Join me for Part 2 of our retelling of the story of Camp Napowan’s Boot Hill. Owned and operated by the Northwest Suburban Council of the Boy Scouts of America in central Wisconsin, Camp Napowan is home to an interesting legend passed down one summer to the next. To my knowledge, this is the only retelling of the tale available on the Internet. It is an edited transcription of an audio recording made available in the early-to-mid 1990s. Click here to read Part 1.
A week later, Joe Miller was awoken from his sleep. He heard a loud scream coming from the gypsy camp. He ran outside and saw a large fire on top of the hill. Listening closely, Joe heard the gypsies singing. They were chanting in Hungarian, their native tongue. Joe couldn’t understand them, but what they were doing seemed odd to him anyway. He figured they were just getting ready to leave and were throwing a celebration for themselves.
The next morning, when it was time for Joe to feed his animals, he discovered the hens were missing. They were in a secure cage and couldn’t have gotten out unless someone opened it. Joe figured it had to have been the gypsies, but he couldn’t flat out accuse them without proof, and he didn’t want to upset them. Still, the hens represented roughly a dozen eggs a week. He tried to remain calm and find out what he could. He went to the gypsy camp and approached the Chieftain. Joe said to him, “When I went to feed my animals this morning, the strangest thing happened. You wouldn’t believe this, but my hens are missing. You didn’t happen to see anything out of the ordinary last night?”
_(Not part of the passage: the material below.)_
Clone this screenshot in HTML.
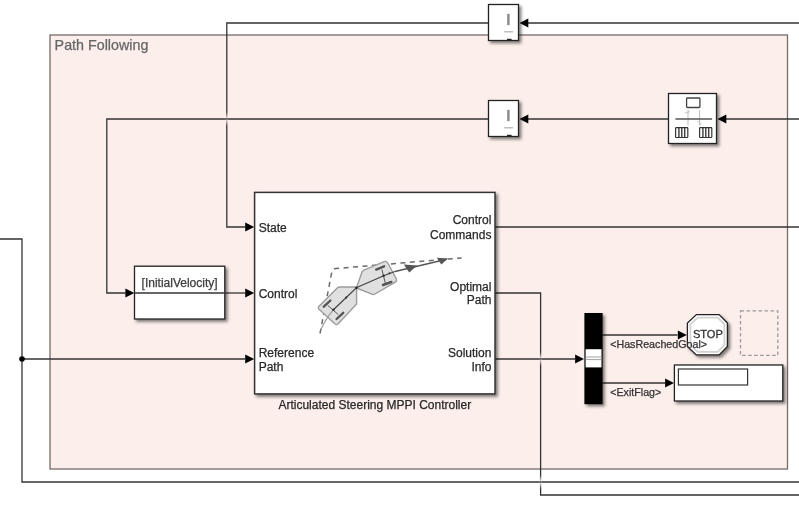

“Do you think I’m stupid?” the Chieftain asked. “How dare you accuse my people of stealing from you, after everything we’ve been through. Now get out of here and leave us alone.”
Joe turned around, his head bent low, and walked back to his house. He was ashamed of himself for what he had done. As he walked home, he realized they were just hens after all, and the gypsies wouldn’t admit to stealing them even if they had.
A week later, the Millers were awoken from their sleep by another shrill scream. The family looked towards the gypsy camp from a window, and they saw a massive fire stretching 20 feet into the air. Again the gypsies were chanting as they held hands and danced around the fire. Joe had a bad feeling in the pit of his stomach, and he prayed that everything would be okay the next day. It came as no surprise when we went to feed his animals and the pig was missing. Joe was infuriated, but he didn’t know what to do other than tell the gypsies to leave. This seemed fair to him anyhow, since it was time for them to leave according to their agreement.